Most men who tell you I cannot leave without sex, are either lying (some are not even getting some to start with) or they are cheats. Ask them how they have coped. He will tell you he's been single for 6 months...he is thinking about himself. But dude is also telling you he can't live without sex for even a month. So either he is sleeping with Prostitutes or he is masturbating (and pretending to be a hard guy sleeping with all the girls). Think think think! He says he cannot live without sex for a month; so what happens when you travel? When you are pregnant and its gets complicated? Ask him! Do not fall for that. These boys are saying anything to sleep with you and bolt. If you shut the door, really they have nothing else to hang around for, so they leave.
You stand at a good place to protect yourself, your sanity and your emotions. There was a time sex had a meaning and you could trust yourself to someone. Now even the most trustworthy people have twisted sexual agenda; do not fall prey. One day you will meet a man who will be pleased with you for you. If you never meet such a man, be pleased with your self, you are woman; you are good enough.
Abeg what is the problem? There is none! I would think that the man would be proud of the fact that there is something kept exclusively for him, for marriage.
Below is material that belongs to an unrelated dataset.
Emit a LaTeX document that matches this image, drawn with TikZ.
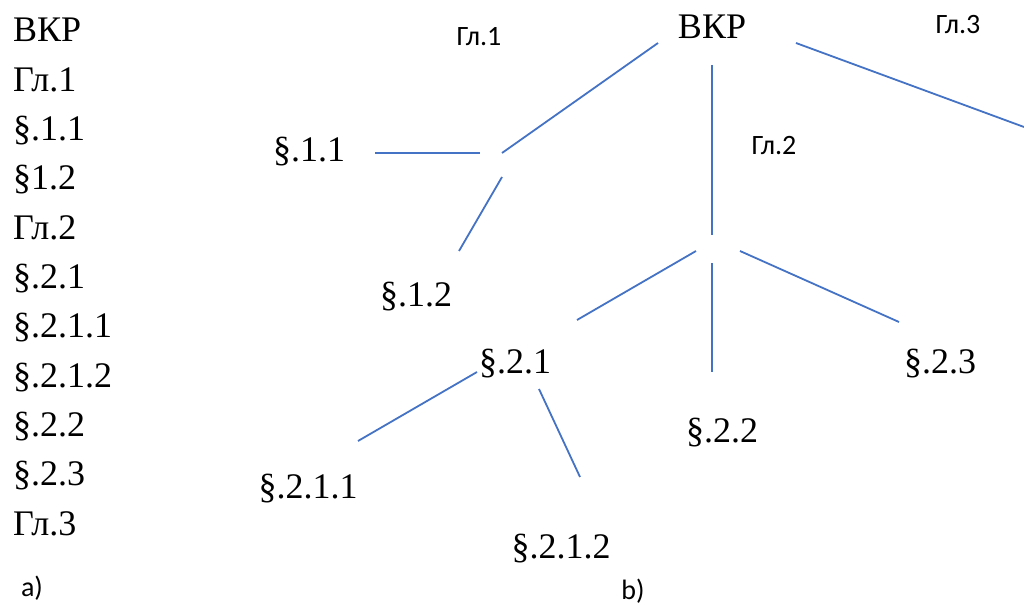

You are right and there are men like that. Instead, they want to test drive, and when they won't get it, they scatter. Let them go, you are not a Kia Picanto. Now my question is what do men truly want? It varies from man to man, but Real True Men know what they want, and they look past sex to see it. If sex is his only preoccupation or the only thing he sees about you, then its either you have no value (in which case you must add more value than just virginity), or they don't see value (beyond their selfish interests).